Iguana Moonlight: Wild Palms tape
This enchanting tape features synth tones surrounding by lots of rushing waves and squawking seagulls. The synths sound lonely but also a tiny bit playful, especially in how some of the notes swoop a bit, and they bring to mind Fumio Miyashita’s early ’80s material. There’s nothing harsh or even really dark about this album, but somehow it doesn’t seem very new age. It doesn’t seem like meditation or healing music. It sounds like, well, being stuck on an island, and feeling both free and trapped. It’s celebratory but also a little scared. It’s fun overall, though.
July 29, 2017 at 12:55 pm | Posted in Reviews | Leave a comment

The Spookfish: Black Hole
The mysterious Spookfish has been haunting the tape underground for years now, and this is his debut CD release. Detached, fragmentary electro-acoustic lo-fi pop which drifts in an out of lyrics and song structures. Three of the songs are included in two versions each; the acoustic verison of “Black Hole”, all lonesome Microphones-y strumming, chirping crickets, and bummed out Lou Barlow vocals, opens the album before segueing into the proper version of the song. Here, it ends up being a frazzled collage of woozy beats, bitcrunched explosions, and wayward drifting. The contrast provides a startling, fascinating look into the artist’s creative process. “Moon Viewing Road” is also preceded by an acoustic version, which takes the form of a dusty drone, before crunchy beats and gelatinous synths are added for the main version. Following the short acoustic ballad “Everything is Moving So Fast”, “Car Horn (Extended)” is a John Fahey-like solo acoustic journey which shows that this guy isn’t just about weird lo-fi indie pop. “Black Ghost with Red Eyes” is forest-dwelling indie folk with a hint of tape corrosion and minimal keyboards.

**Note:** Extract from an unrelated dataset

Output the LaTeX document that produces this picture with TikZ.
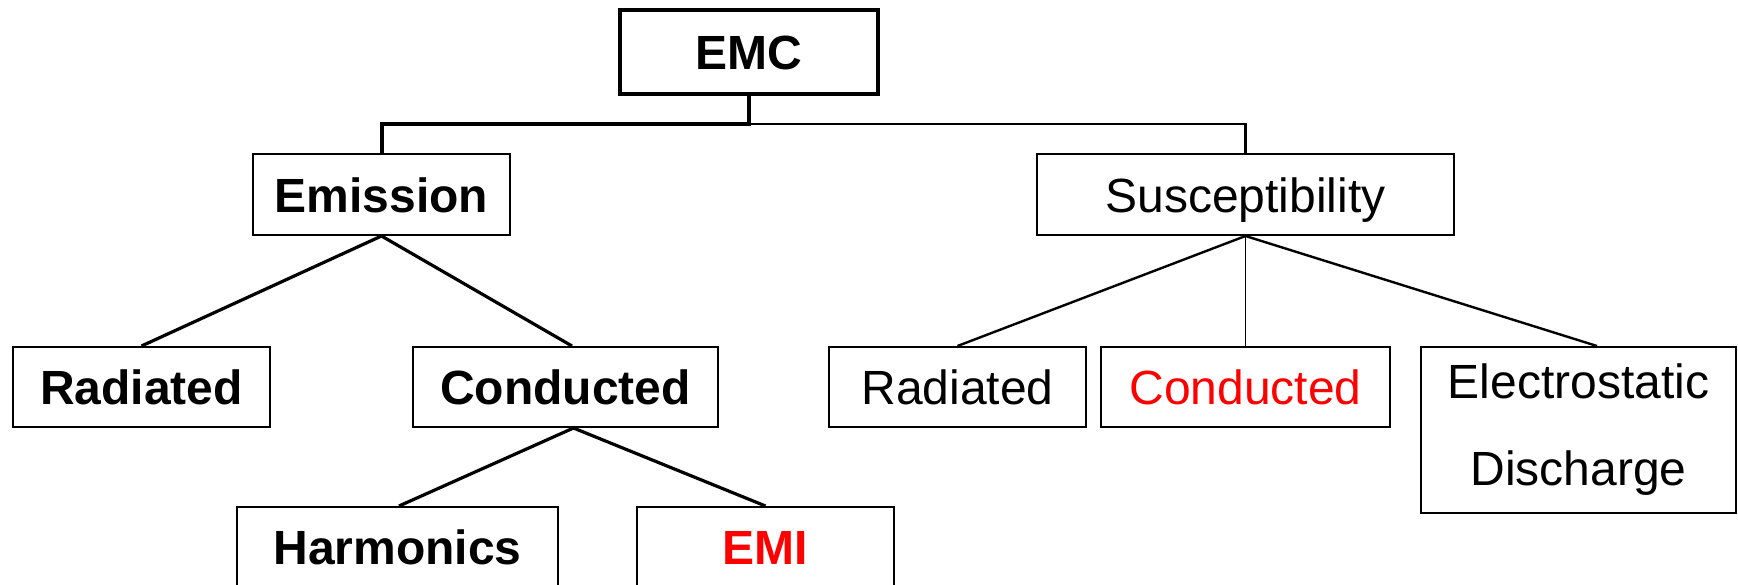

July 23, 2017 at 9:04 pm | Posted in Reviews | Leave a comment

Andy Haas: Taballah II
I honestly don’t know much about Andy Haas other than that he was in Martha and the Muffins and he’s worked with several prominent downtown NYC folk. And that he also plays the didgeridoo, but not on this album. This one has saxophone and taal tarang (an electronic tabla) as well as lots of hissy, fuzzy electronic processing. The pulsating electronics remind me of Muslimgauze a bit, but the saxophone drifts off into a different space. There’s some intense sputtering and transforming with the electronic effects here, yet it doesn’t disrupt the saxophone journeying. Sort of space-age, sort of fourth-world, even a tiny bit industrial, but definitely not like anything else.